Mexico and the European Economic Community (EEC) signed an agreement intending to foster economic and trade relations on 15 July 1975. Mexico and the European Union (EU) have had a free trade agreement since 2000 and the two benefit from high investment flows.

Agreements
In 1997, Mexico was the first country in Latin America to sign a partnership agreement with the EU. The "EU-Mexico Economic Partnership, Political Coordination and Cooperation Agreement" entered into force in 2000 and established a free trade area (FTA) between the two parties (see trade section below). It also establishes regular high-level contact between the EU and Mexico and acted as a catalyst for increased investment flows.

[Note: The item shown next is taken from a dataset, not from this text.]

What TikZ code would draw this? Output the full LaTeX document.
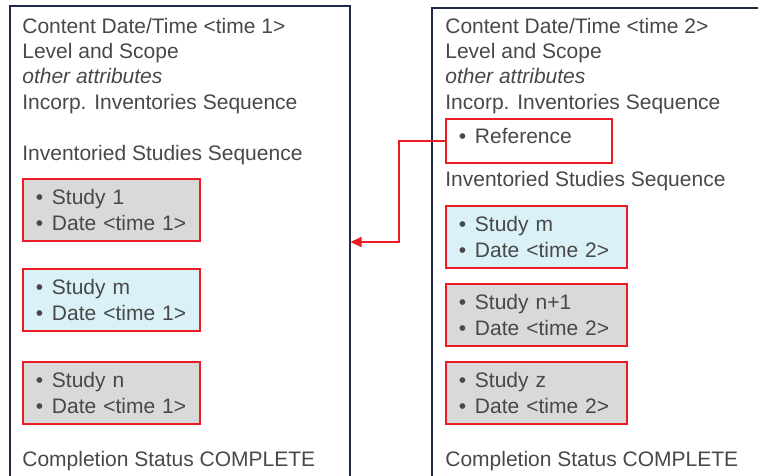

Mexico and the EU reached a new agreement in principle on trade in April 2018, which will replace the first agreement once is ratified by all EU members and the Mexican Senate. The new agreement will cover all goods, including the agricultural sector. It will be the first EU trade agreement to include an anti-corruption chapter for both, the private and the public sectors.

On 28 April 2020, the EU and Mexico concluded the last outstanding element of the negotiation of their new trade agreement and agreed on the exact scope of the reciprocal opening of public procurement markets and a high level of predictability and transparency in public procurement processes. With this, the EU and Mexico can advance to the signature and ratification of this agreement in line with their respective rules and procedures.

Trade

The EU is Mexico's second largest export market after the United States, and Mexico is the EU's 12th export partner. Mexico's main exports to the EU are mineral products, machinery, electrical and transport equipment and optical photo precision instruments. EU exports to Mexico consist of machinery, electrical equipment, transport equipment, chemicals and minerals. In terms of services, Mexico exports travel/transport and construction services. The EU exports travel/transport and computer services.

The two have a broad and comprehensive FTA which entered into force in October 2000. It covers goods, services, public procurement, competition, intellectual property and investment. Bilateral investment flows are significant. A joint committee and special committees meet once a year and a joint council meets biannually.